A previous poster suggested "Madame Bovary." Definitely a good start, but don't stop there -- do some serious reading. Listen to a wealth of music. Wrestle with some of those Big Questions. Work on a more meaningful life by coming to understand who & where you are right now, and who & where you want to be in the years ahead.
Because you'll probably hit the Slough of Despond again. I've done so several times already (turning 54 this coming winter), and I expect it'll happen again. You're life isn't static -- or it shouldn't be, not for too long.
Look, I'm not suggesting some pallid, New Age "be the change you want to see & all will be sunshine & flowers" nonsense. It's hard, lengthy & often painful work. But it's worth doing. It's your LIFE, LW. Isn't that worth every bit of energy & effort you've got?
to John Bunyan & "The Pilgrim's Progress" -- he knew what he was doing when he coined that phrase!
Let me recommend James Hollis' "Swamplands of the Soul" -- despite its title, NOT a mushy self-help book, but a rather more philosophical & Jungian approach to these arid patches of life. It doesn't offer 12 easy steps or empty aphorisms, it just makes you think & put your life into deeper perspective. At least it helped me to do that.

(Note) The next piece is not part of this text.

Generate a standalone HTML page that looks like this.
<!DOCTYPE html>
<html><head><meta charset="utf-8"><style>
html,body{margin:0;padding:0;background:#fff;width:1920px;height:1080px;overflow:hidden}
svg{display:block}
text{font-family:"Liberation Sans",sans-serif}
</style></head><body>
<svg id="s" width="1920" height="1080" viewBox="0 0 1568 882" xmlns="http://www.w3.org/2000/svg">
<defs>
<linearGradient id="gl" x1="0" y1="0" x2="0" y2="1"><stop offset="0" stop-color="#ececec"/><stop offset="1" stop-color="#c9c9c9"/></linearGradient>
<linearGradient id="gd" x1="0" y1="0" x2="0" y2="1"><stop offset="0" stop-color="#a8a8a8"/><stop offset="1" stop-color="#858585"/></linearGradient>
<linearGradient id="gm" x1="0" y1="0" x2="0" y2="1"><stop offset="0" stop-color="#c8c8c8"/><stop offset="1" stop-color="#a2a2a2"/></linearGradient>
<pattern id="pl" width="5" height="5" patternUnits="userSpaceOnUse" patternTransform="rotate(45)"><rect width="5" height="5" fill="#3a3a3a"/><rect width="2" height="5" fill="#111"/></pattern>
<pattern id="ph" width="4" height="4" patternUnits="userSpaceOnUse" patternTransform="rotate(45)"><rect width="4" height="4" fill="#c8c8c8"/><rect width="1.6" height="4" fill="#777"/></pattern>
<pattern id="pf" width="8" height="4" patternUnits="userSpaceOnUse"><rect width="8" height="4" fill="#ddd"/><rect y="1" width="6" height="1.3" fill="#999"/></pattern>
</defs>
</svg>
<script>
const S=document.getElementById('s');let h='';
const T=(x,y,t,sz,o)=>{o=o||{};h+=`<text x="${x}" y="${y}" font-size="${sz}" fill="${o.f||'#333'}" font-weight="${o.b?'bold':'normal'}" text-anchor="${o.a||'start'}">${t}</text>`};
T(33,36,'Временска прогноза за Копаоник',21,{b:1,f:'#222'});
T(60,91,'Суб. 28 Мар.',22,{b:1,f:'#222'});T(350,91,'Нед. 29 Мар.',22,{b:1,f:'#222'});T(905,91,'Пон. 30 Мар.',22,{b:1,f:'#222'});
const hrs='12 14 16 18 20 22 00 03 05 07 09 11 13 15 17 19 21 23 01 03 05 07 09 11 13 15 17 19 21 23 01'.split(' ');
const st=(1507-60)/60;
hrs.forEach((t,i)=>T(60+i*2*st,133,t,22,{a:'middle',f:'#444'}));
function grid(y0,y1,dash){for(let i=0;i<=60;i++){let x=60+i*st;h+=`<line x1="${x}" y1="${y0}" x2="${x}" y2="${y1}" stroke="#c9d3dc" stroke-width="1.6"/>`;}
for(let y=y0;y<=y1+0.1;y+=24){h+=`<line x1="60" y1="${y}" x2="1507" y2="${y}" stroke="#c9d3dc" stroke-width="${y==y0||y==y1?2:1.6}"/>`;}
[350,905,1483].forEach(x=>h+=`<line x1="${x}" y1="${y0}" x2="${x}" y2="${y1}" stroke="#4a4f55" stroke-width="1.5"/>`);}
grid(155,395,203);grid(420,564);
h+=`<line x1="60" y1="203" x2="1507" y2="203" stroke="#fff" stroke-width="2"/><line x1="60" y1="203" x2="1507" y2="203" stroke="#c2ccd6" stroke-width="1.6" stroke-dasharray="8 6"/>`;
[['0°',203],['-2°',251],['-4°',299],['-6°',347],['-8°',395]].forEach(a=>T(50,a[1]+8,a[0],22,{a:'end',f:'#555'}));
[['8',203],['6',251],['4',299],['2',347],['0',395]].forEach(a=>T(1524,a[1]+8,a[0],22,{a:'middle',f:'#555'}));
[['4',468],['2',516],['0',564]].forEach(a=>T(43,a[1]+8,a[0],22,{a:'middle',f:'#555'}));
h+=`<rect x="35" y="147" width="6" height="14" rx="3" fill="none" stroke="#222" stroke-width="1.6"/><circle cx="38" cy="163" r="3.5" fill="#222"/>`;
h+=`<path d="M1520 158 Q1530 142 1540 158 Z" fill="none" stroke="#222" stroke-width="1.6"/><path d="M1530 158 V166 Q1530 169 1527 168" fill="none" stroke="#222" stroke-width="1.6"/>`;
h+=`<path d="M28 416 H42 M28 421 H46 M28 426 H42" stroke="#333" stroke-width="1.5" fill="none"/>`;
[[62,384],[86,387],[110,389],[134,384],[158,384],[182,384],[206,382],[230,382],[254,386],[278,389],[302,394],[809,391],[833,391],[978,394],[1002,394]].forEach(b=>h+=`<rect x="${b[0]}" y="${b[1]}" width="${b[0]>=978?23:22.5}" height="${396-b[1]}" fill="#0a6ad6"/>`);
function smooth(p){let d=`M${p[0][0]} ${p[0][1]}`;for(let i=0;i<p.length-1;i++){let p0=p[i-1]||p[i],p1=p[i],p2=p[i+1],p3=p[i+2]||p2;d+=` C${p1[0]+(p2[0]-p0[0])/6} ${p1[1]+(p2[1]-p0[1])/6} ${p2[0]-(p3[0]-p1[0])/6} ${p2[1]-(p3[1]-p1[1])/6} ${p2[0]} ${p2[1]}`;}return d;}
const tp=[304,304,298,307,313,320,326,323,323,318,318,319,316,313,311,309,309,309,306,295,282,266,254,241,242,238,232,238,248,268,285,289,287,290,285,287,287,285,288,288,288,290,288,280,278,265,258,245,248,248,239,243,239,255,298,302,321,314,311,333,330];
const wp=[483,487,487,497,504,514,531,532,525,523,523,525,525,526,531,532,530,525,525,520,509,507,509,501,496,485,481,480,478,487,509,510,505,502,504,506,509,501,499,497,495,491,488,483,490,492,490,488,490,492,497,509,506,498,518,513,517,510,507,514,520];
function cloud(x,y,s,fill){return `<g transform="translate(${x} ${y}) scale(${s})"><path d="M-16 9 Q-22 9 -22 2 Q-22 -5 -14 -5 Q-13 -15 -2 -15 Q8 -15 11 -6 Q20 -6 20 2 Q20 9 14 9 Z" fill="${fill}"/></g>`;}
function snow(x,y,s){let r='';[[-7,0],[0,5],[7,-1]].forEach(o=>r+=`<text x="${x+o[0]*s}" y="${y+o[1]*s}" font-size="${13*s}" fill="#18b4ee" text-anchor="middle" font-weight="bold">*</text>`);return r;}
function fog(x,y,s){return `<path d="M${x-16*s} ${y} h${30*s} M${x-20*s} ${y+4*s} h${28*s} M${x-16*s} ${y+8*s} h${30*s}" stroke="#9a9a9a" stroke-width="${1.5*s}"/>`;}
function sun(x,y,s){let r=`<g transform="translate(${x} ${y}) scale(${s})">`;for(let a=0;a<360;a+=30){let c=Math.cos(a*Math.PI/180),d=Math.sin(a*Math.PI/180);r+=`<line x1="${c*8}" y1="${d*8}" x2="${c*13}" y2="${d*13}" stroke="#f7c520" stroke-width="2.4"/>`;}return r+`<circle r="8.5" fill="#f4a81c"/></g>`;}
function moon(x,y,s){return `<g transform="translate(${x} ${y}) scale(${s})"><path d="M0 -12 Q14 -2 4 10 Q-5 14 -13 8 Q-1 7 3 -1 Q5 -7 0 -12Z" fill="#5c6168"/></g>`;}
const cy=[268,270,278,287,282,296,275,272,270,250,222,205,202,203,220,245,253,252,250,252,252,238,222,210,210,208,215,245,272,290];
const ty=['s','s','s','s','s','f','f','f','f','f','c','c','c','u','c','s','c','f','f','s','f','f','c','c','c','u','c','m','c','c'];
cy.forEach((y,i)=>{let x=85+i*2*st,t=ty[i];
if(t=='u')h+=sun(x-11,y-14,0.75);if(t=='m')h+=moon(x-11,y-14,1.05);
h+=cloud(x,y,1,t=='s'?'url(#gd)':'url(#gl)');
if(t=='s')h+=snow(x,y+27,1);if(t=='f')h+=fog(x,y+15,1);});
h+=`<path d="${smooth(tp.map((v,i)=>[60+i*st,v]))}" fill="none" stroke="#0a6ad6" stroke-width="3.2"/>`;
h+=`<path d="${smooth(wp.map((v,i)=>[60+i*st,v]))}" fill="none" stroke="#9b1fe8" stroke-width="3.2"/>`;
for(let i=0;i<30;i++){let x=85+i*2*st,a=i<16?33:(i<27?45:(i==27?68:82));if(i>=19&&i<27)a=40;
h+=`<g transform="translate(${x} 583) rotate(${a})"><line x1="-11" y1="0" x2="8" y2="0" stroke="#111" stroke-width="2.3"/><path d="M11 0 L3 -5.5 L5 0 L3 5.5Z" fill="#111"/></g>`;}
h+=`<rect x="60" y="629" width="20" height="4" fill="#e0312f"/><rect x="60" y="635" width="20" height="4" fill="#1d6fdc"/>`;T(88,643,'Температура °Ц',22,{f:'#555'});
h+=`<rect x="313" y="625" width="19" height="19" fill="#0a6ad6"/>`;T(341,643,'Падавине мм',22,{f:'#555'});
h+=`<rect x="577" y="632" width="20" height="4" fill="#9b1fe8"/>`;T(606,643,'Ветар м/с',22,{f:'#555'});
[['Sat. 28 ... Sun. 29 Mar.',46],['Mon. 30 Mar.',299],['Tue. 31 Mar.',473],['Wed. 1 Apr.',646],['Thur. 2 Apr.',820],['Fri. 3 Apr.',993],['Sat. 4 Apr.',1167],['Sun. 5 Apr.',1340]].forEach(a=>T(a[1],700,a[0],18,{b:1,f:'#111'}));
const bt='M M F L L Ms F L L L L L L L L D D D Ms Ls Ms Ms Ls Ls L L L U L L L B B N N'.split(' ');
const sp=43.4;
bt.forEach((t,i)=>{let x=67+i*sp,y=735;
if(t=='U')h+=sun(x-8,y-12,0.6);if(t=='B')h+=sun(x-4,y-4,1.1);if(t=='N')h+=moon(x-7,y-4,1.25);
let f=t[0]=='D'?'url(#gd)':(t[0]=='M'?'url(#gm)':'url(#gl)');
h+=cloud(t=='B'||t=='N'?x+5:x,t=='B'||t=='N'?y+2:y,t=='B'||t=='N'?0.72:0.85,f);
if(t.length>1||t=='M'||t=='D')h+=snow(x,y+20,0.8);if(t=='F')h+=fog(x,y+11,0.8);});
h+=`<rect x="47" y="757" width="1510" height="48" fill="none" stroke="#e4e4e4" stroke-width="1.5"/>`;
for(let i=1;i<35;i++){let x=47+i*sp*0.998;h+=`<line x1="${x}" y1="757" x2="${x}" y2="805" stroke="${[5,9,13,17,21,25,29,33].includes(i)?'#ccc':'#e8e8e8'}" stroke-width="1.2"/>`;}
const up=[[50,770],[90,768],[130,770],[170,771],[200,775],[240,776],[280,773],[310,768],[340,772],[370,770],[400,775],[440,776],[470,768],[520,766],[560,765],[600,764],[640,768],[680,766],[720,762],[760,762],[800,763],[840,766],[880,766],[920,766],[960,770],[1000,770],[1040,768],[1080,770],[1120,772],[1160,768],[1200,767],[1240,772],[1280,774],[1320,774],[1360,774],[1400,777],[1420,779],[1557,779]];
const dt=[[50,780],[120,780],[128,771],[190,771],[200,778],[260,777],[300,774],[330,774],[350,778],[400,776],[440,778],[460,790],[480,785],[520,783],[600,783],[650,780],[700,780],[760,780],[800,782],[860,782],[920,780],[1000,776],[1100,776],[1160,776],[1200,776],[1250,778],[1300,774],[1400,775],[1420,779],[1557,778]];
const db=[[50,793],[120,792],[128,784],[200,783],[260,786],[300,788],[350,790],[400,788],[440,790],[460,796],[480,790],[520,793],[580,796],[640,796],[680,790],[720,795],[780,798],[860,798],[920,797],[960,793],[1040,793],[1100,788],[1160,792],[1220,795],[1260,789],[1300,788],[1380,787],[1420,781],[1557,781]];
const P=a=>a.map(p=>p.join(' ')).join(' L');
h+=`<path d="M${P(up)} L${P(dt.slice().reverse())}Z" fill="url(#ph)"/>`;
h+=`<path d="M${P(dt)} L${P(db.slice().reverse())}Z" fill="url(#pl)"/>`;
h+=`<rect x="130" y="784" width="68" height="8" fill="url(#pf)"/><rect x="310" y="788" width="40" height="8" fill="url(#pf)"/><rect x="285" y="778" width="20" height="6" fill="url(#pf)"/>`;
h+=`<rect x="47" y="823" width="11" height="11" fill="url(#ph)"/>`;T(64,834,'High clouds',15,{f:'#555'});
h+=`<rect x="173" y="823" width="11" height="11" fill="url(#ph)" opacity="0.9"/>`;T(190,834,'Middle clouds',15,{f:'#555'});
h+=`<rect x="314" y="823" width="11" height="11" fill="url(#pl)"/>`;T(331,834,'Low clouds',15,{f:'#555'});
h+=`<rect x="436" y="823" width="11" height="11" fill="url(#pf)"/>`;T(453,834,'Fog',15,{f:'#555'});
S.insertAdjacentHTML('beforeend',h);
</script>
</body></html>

But more than that, immersing myself in the arts helped immensely. It made me realize how shallow & superficial so many of my aspirations & expectations were -- more often than not, supplied by the mass market world around me. I've started to understand how being a whole human being is an endless work in progress .. and more importantly, that its goal is the very opposite of self-centered navel-gazing. It's about the quality of one's life, not one's ego. A vital distinction!
... is that too many people have bought into the mass-marketed idea that they're entitled to 100% happiness every minute of every day of their lives.
But they shouldn't have to work at it.
And they certinly shouldn't have to suffer, or doubt, or question, or live with pain, or loss, or despair, not even for an instant.
In short, what they want is an escape from being human. And those who approach that desired goal wind up being even more shallow & superficial than they were when they started.
What they call "happiness" is their own particular opiate. Avoiding the experience of life itself is their real goal. The idea that life is complex, not always happy or pleasant, or that it might be richer if it has meaning & depth -- all that's totally foreign to the self-helpers. Most have never even been exposed to such ideas. Few would find them palatable.
The books they ought to be reading are right there on the shelf marked "Classic Literature." Except that such books are too much work & require the reader to think. No, better to pay big bucks for the next magic formula & hope it works this time ...
And this is what passes for "life" for too many Americans!